I understand social technology and I get why the social web is attractive and compelling and starting to get all the mindshare we formerly committed to television. Clay Shirky talks about this in Cognitive Surplus: Creativity and Generosity in a Connected Age: maybe we really wanted, needed, to have two way conversations all along, and broadcast television was just an alternative we had to accept until we got the technology we have now.

Television has confused us, it makes us think that media is (are?_ a vehicle for commercial messages, and without ads and persistent selling, a medium is broken. (This makes me remmber Lance Rose’s contention more than a decade ago that THE INTERNET IS NOT A MEDIUM, it’s an environment, and that’s probably another conversation we should be having.)

I’ve tried to establish my social media cred, but in a world where social media, as a profession, is supposed to be about marketing and selling, I don’t completely fit. It’s not that I’m against selling, but it’s not really what my life’s about, and I’ve never been attracted to the world of sales and marketing, even less so when I found myself in the middle of it.

But I love the idea of building relationships – that businesses can build symmetrical relationships with their customers, and vice versa. Is that the new marketing? Time will tell. I was raving supporter of the ideas in The Cluetrain Manifesto: 10th Anniversary Edition, and I’ve been edging my way into a conversation started by one of its authors, Doc Searls, labeled Project VRM. Doc recently posted a piece called “Manage relationships, not each other,” that makes the point:

During the Industrial Age, the power asymmetry between vendor and customer got so steep that vendors got to talking about customers as if the latter were cattle or slaves. Customers became “targets” that vendors “captured,” “acquired,” “locked in” and “managed.” As the Information Age dawned, however, customers gradually became more independent. So, midway into the second decade of the new millennium, customers were no longer the ones being managed. Nor, however, were vendors. Instead, relationship itself was managed by both parties.

This perspective lines up pretty well with Maureen Johnson’s manifest. “I am not a target” is not unlike “I am not a brand.”

Every person I meet is a universe of experience and intelligence and spectacular complexity. I’m learning to appreciate this point, I can no longer easily and readily reduce someone to a statistic or a line of text or a bald concept bouncing around in my brain… there’s too much. We need more respect and reverence in our lives, and less of the reduction and dehumanization that we’ve somehow fallen into, no doubt driven by old media and mass marketing conceptual shorthand.
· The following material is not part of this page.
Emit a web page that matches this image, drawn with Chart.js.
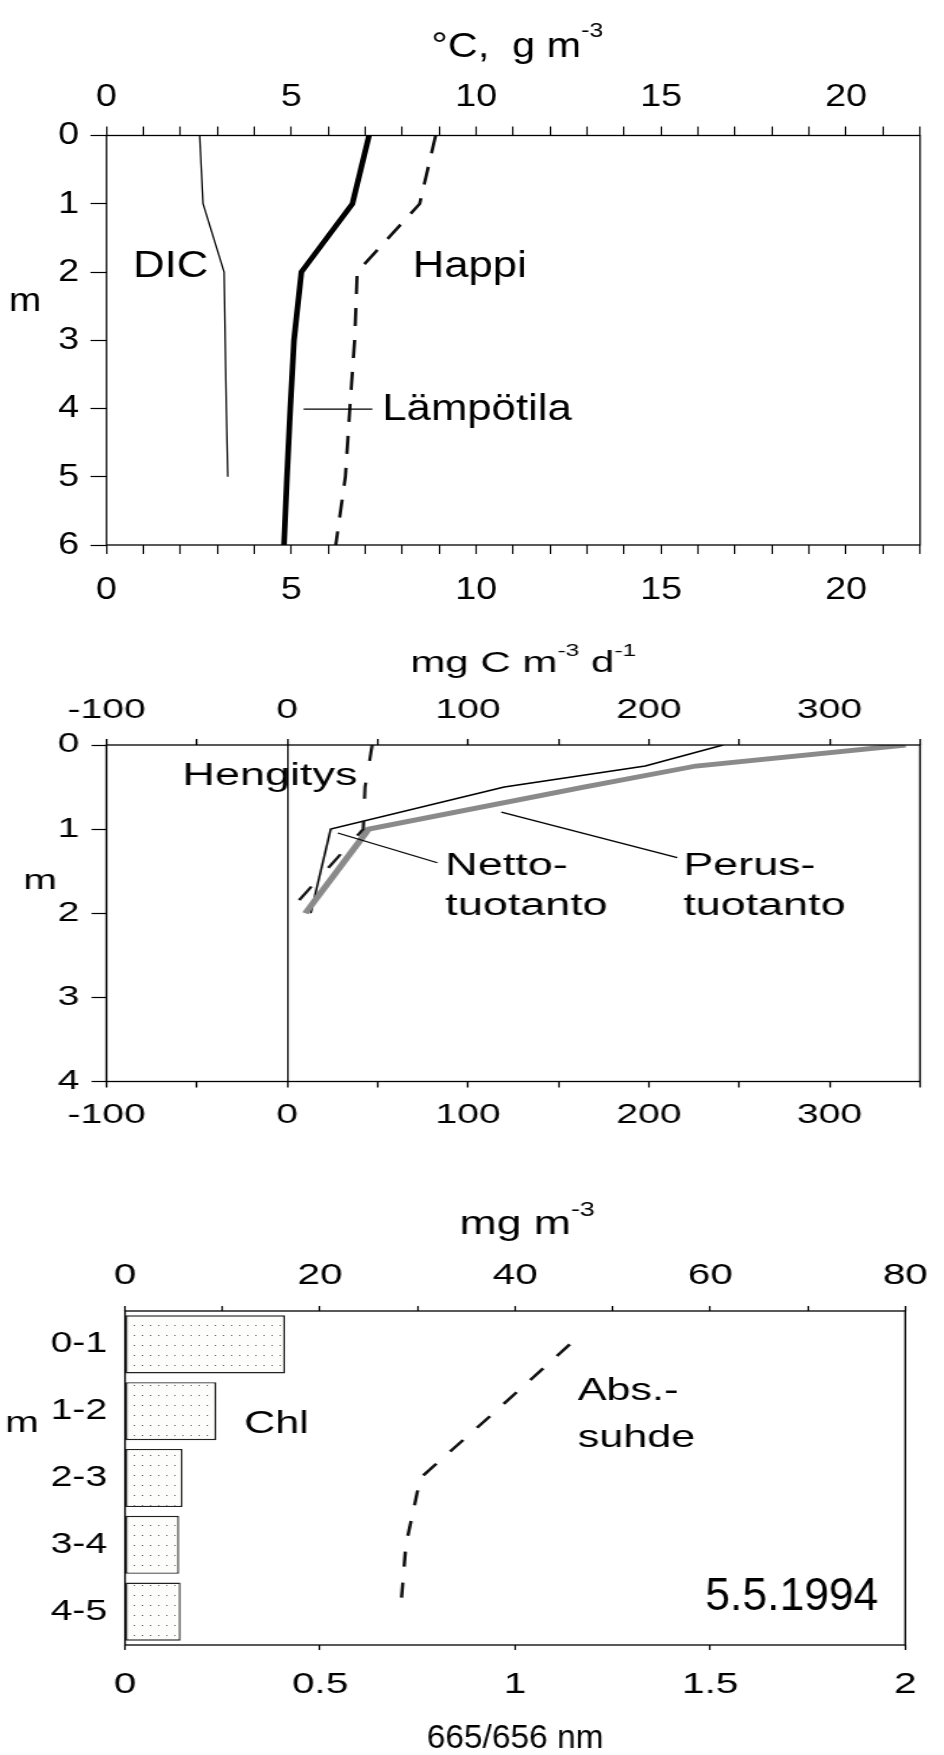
<!DOCTYPE html>
<html>
<head>
<meta charset="utf-8">
<title>Syvyysprofiilit 5.5.1994</title>
<script src="https://cdn.jsdelivr.net/npm/chart.js@4.4.1/dist/chart.umd.min.js"></script>
<style>
  html, body { margin: 0; padding: 0; background: #fff; }
  #page { position: relative; width: 944px; height: 1755px; overflow: hidden; }
  #page canvas { position: absolute; left: 0; }
</style>
</head>
<body>
<div id="page">
  <canvas id="profile-chart"></canvas>
  <canvas id="production-chart"></canvas>
  <canvas id="chl-chart"></canvas>
</div>
<script>
// Lämpötila, happi ja DIC syvyyden mukaan (°C, g m-3)
const depthLevels = [0, 1, 2, 3, 4, 5, 6];
const lampotila = [7.1, 6.65, 5.27, 5.07, 4.97, 4.88, 4.8];
const happi = [8.9, 8.47, 6.78, 6.71, 6.58, 6.46, 6.2];
const dicDepths = [0, 1, 2, 3, 4, 5];
const dic = [2.52, 2.61, 3.18, 3.21, 3.24, 3.28];

// Perustuotanto, nettotuotanto ja hengitys (mg C m-3 d-1)
const prodDepths = [0, 0.25, 0.5, 1, 2];
const perustuotanto = [342, 226, 164, 45, 10];
const nettotuotanto = [241, 198, 120, 24, 13];
const hengitys = [47, 45, 43, 42, 0];

// Klorofylli kerroksittain (mg m-3) ja absorbanssisuhde 665/656 nm
const layers = ['0-1', '1-2', '2-3', '3-4', '4-5'];
const chl = [16.4, 9.35, 5.9, 5.55, 5.7];
const absSuhde = [1.14, 0.95, 0.757, 0.72, 0.706];

const PAGE_W = 944;
const FONT = "'Liberation Sans', Arial, Helvetica, sans-serif";
Chart.defaults.font.family = FONT;
Chart.defaults.color = '#000';

// the panels are drawn narrow and stretched sideways by css
function setupCanvas(id, top, height, stretch) {
  const c = document.getElementById(id);
  c.width = Math.round(PAGE_W / stretch);
  c.height = height;
  c.style.top = top + 'px';
  c.style.width = PAGE_W + 'px';
  c.style.height = height + 'px';
  return c;
}

function points(xs, ys) {
  return xs.map((x, i) => ({ x, y: ys[i] }));
}

const framePlugin = {
  id: 'frame',
  afterDatasetsDraw(chart) {
    const { ctx, chartArea: a } = chart;
    ctx.save();
    ctx.strokeStyle = '#000';
    ctx.lineWidth = 1.3;
    ctx.strokeRect(a.left, a.top, a.right - a.left, a.bottom - a.top);
    ctx.restore();
  }
};

function resolvePos(chart, id, v, horizontal) {
  if (id === 'px') return v;
  if (id === 'mid') {
    const a = chart.chartArea;
    return (horizontal ? (a.left + a.right) / 2 : (a.top + a.bottom) / 2) + v;
  }
  return chart.scales[id].getPixelForValue(v);
}

function drawLabel(ctx, parts, x, y, size, align, squeeze) {
  const k = squeeze || 1;
  const supSize = Math.round(size * 0.6);
  const fontOf = p => (typeof p === 'string' ? size : supSize) + 'px ' + FONT;
  const textOf = p => (typeof p === 'string' ? p : p.sup);
  let total = 0;
  parts.forEach(p => { ctx.font = fontOf(p); total += ctx.measureText(textOf(p)).width; });
  const startX = align === 'center' ? x - total * k / 2 : x;
  ctx.save();
  ctx.translate(startX, y);
  ctx.scale(k, 1);
  ctx.textBaseline = 'alphabetic';
  ctx.textAlign = 'left';
  let dx = 0;
  parts.forEach(p => {
    ctx.font = fontOf(p);
    ctx.fillText(textOf(p), dx, typeof p === 'string' ? 0 : -size * 0.55);
    dx += ctx.measureText(textOf(p)).width;
  });
  ctx.restore();
}

// text labels and leader lines placed through the chart scales
function notes(texts, lines) {
  return {
    id: 'notes',
    afterDraw(chart) {
      const ctx = chart.ctx;
      ctx.save();
      ctx.fillStyle = '#000';
      ctx.strokeStyle = '#000';
      (lines || []).forEach(l => {
        ctx.lineWidth = l.width || 1.3;
        ctx.beginPath();
        ctx.moveTo(resolvePos(chart, l.x, l.from[0], true), resolvePos(chart, l.y, l.from[1], false));
        ctx.lineTo(resolvePos(chart, l.x, l.to[0], true), resolvePos(chart, l.y, l.to[1], false));
        ctx.stroke();
      });
      texts.forEach(t => {
        const x = resolvePos(chart, t.at[0], t.at[1], true);
        const y = resolvePos(chart, t.at[2], t.at[3], false);
        drawLabel(ctx, t.parts, x, y, t.size, t.align, t.squeeze);
      });
      ctx.restore();
    }
  };
}

function tickMarks(len) {
  return { drawOnChartArea: false, tickLength: len, tickColor: '#000', tickWidth: 1.2 };
}

// ---- lämpötila / happi / DIC ----
const s1 = PAGE_W / 800;
const c1 = setupCanvas('profile-chart', 0, 640, s1);
new Chart(c1, {
  type: 'line',
  data: {
    datasets: [
      { label: 'DIC', data: points(dic, dicDepths), borderColor: '#000', borderWidth: 1.3 },
      { label: 'Lämpötila', data: points(lampotila, depthLevels), borderColor: '#000', borderWidth: 4.8 },
      { label: 'Happi', data: points(happi, depthLevels), borderColor: '#111', borderWidth: 2.8, borderDash: [18, 14] }
    ]
  },
  options: {
    responsive: false,
    animation: false,
    devicePixelRatio: 1,
    indexAxis: 'y',
    elements: { point: { radius: 0 }, line: { tension: 0, fill: false } },
    layout: { padding: { left: 0, top: 0, bottom: 0, right: 800 - 920 / s1 } },
    plugins: { legend: { display: false }, tooltip: { enabled: false } },
    scales: {
      x: {
        type: 'linear', position: 'top', min: 0, max: 22,
        afterFit: s => { s.height = 135.5; },
        ticks: { stepSize: 1, autoSkip: false, maxRotation: 0, padding: 10, font: { size: 32 },
                 callback: v => (v % 5 === 0 ? v : '') },
        grid: tickMarks(9), border: { display: false }
      },
      x2: {
        type: 'linear', position: 'bottom', min: 0, max: 22,
        afterFit: s => { s.height = 95; },
        ticks: { stepSize: 1, autoSkip: false, maxRotation: 0, padding: 17, font: { size: 32 },
                 callback: v => (v % 5 === 0 ? v : '') },
        grid: tickMarks(9), border: { display: false }
      },
      y: {
        type: 'linear', reverse: true, min: 0, max: 6,
        afterFit: s => { s.width = 106.5 / s1; },
        ticks: { stepSize: 1, padding: 11.5 / s1, font: { size: 32 } },
        grid: tickMarks(16 / s1), border: { display: false }
      }
    }
  },
  plugins: [framePlugin, notes([
    { parts: ['°C,  g m', { sup: '-3' }], at: ['mid', 4 / s1, 'px', 56.7], size: 35, align: 'center' },
    { parts: ['m'], at: ['px', 25 / s1, 'y', 2.57], size: 33, align: 'center' },
    { parts: ['DIC'], at: ['x', 0.72, 'y', 2.07], size: 37 },
    { parts: ['Happi'], at: ['x', 8.28, 'y', 2.07], size: 37 },
    { parts: ['Lämpötila'], at: ['x', 7.46, 'y', 4.17], size: 37 }
  ], [
    { x: 'x', y: 'y', from: [5.33, 4.01], to: [7.19, 4.01] }
  ])]
});

// ---- perustuotanto / nettotuotanto / hengitys ----
const s2 = PAGE_W / 651;
const c2 = setupCanvas('production-chart', 640, 510, s2);
new Chart(c2, {
  type: 'line',
  data: {
    datasets: [
      { label: 'Hengitys', data: points(hengitys, prodDepths), borderColor: '#111', borderWidth: 2.2, borderDash: [16, 22] },
      { label: 'Perustuotanto', data: points(perustuotanto, prodDepths), borderColor: '#8a8a8a', borderWidth: 4.8 },
      { label: 'Nettotuotanto', data: points(nettotuotanto, prodDepths), borderColor: '#000', borderWidth: 1.5 }
    ]
  },
  options: {
    responsive: false,
    animation: false,
    devicePixelRatio: 1,
    indexAxis: 'y',
    elements: { point: { radius: 0 }, line: { tension: 0, fill: false } },
    layout: { padding: { left: 0, top: 0, bottom: 0, right: 651 - 920 / s2 } },
    plugins: { legend: { display: false }, tooltip: { enabled: false } },
    scales: {
      x: {
        type: 'linear', position: 'top', min: -100, max: 350,
        afterFit: s => { s.height = 105; },
        ticks: { stepSize: 50, autoSkip: false, maxRotation: 0, padding: 12, font: { size: 27 },
                 callback: v => (v % 100 === 0 ? v : '') },
        grid: {
          drawOnChartArea: true, tickLength: 6, tickColor: '#000', tickWidth: 1.2, lineWidth: 1.1,
          color: c => (c.tick && c.tick.value === 0 ? '#000' : 'rgba(0,0,0,0)')
        },
        border: { display: false }
      },
      x2: {
        type: 'linear', position: 'bottom', min: -100, max: 350,
        afterFit: s => { s.height = 68.5; },
        ticks: { stepSize: 50, autoSkip: false, maxRotation: 0, padding: 12, font: { size: 27 },
                 callback: v => (v % 100 === 0 ? v : '') },
        grid: tickMarks(6), border: { display: false }
      },
      y: {
        type: 'linear', reverse: true, min: 0, max: 4,
        afterFit: s => { s.width = 106.5 / s2; },
        ticks: { stepSize: 1, padding: 12 / s2, font: { size: 27 } },
        grid: tickMarks(15 / s2), border: { display: false }
      }
    }
  },
  plugins: [framePlugin, notes([
    { parts: ['mg C m', { sup: '-3' }, ' d', { sup: '-1' }], at: ['mid', 10 / s2, 'px', 32], size: 29, align: 'center' },
    { parts: ['m'], at: ['px', 40 / s2, 'y', 1.71], size: 28, align: 'center' },
    { parts: ['Hengitys'], at: ['x', -58, 'y', 0.476], size: 31 },
    { parts: ['Netto-'], at: ['x', 87.4, 'y', 1.546], size: 31 },
    { parts: ['tuotanto'], at: ['x', 87.4, 'y', 2.02], size: 31 },
    { parts: ['Perus-'], at: ['x', 219, 'y', 1.546], size: 31 },
    { parts: ['tuotanto'], at: ['x', 219, 'y', 2.02], size: 31 }
  ], [
    { x: 'x', y: 'y', from: [27.9, 1.046], to: [83, 1.40] },
    { x: 'x', y: 'y', from: [118.4, 0.797], to: [215.7, 1.34] }
  ])]
});

// ---- klorofylli ja absorbanssisuhde ----
const s3 = PAGE_W / 699;
const c3 = setupCanvas('chl-chart', 1150, 605, s3);

function dotPattern(ctx) {
  const tile = document.createElement('canvas');
  tile.width = 6;
  tile.height = 10;
  const t = tile.getContext('2d');
  t.fillStyle = '#fdfdfb';
  t.fillRect(0, 0, 6, 10);
  t.fillStyle = '#6a6a6a';
  t.fillRect(3, 5, 1, 1);
  return ctx.createPattern(tile, 'repeat');
}

new Chart(c3, {
  type: 'bar',
  data: {
    labels: layers,
    datasets: [
      {
        type: 'line', label: 'Abs.-suhde', indexAxis: 'y', xAxisID: 'x2', yAxisID: 'y',
        data: layers.map((l, i) => ({ x: absSuhde[i], y: l })),
        borderColor: '#111', borderWidth: 2.5, borderDash: [15, 16], pointRadius: 0, tension: 0, fill: false
      },
      {
        type: 'bar', label: 'Chl', xAxisID: 'x', yAxisID: 'y',
        data: chl,
        backgroundColor: dotPattern(c3.getContext('2d')),
        borderColor: '#222', borderWidth: 1.4, borderSkipped: false,
        barPercentage: 0.87, categoryPercentage: 1.0
      }
    ]
  },
  options: {
    responsive: false,
    animation: false,
    devicePixelRatio: 1,
    indexAxis: 'y',
    layout: { padding: { left: 0, top: 0, bottom: 0, right: 699 - 921 / s3 } },
    plugins: { legend: { display: false }, tooltip: { enabled: false } },
    scales: {
      x: {
        type: 'linear', position: 'top', min: 0, max: 80,
        afterFit: s => { s.height = 161; },
        ticks: { stepSize: 10, autoSkip: false, maxRotation: 0, padding: 12, font: { size: 30 },
                 callback: v => (v % 20 === 0 ? v : '') },
        grid: tickMarks(5), border: { display: false }
      },
      x2: {
        type: 'linear', position: 'bottom', min: 0, max: 2,
        afterFit: s => { s.height = 110; },
        ticks: { stepSize: 0.5, autoSkip: false, maxRotation: 0, padding: 17, font: { size: 30 },
                 callback: v => v },
        grid: tickMarks(5), border: { display: false }
      },
      y: {
        type: 'category',
        afterFit: s => { s.width = 125 / s3; },
        ticks: { padding: 7 / s3, font: { size: 29 } },
        grid: { display: false }, border: { display: false }
      }
    }
  },
  plugins: [framePlugin, notes([
    { parts: ['mg m', { sup: '-3' }], at: ['mid', 12 / s3, 'px', 84], size: 33, align: 'center' },
    { parts: ['665/656 nm'], at: ['mid', 0, 'px', 598], size: 33, align: 'center', squeeze: 0.75 },
    { parts: ['m'], at: ['px', 22 / s3, 'y', 1.31], size: 30, align: 'center' },
    { parts: ['Chl'], at: ['x', 12.2, 'y', 1.326], size: 32 },
    { parts: ['Abs.-'], at: ['x', 46.4, 'y', 0.832], size: 32 },
    { parts: ['suhde'], at: ['x', 46.4, 'y', 1.53], size: 32 },
    { parts: ['5.5.1994'], at: ['x', 59.5, 'y', 3.976], size: 47, squeeze: 0.7 }
  ])]
});
</script>
</body>
</html>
So this is where I have to quote, in full, the “I am not a brand” manifesto:

The Internet is made of people. People matter. This includes you. Stop trying to sell everything about yourself to everyone. Don’t just hammer away and repeat and talk at people -— talk TO people. It’s organic. Make stuff for the Internet that matters to you, even if it seems stupid. Do it because it’s good and feels important. Put up more cat pictures. Make more songs. Show your doodles. Give things away and take things that are free. Look at what other people are doing, not to compete, imitate, or compare . . . but because you enjoy looking at the things other people make. Don’t shove yourself into that tiny, airless box called a brand -— tiny, airless boxes are for trinkets and dead people.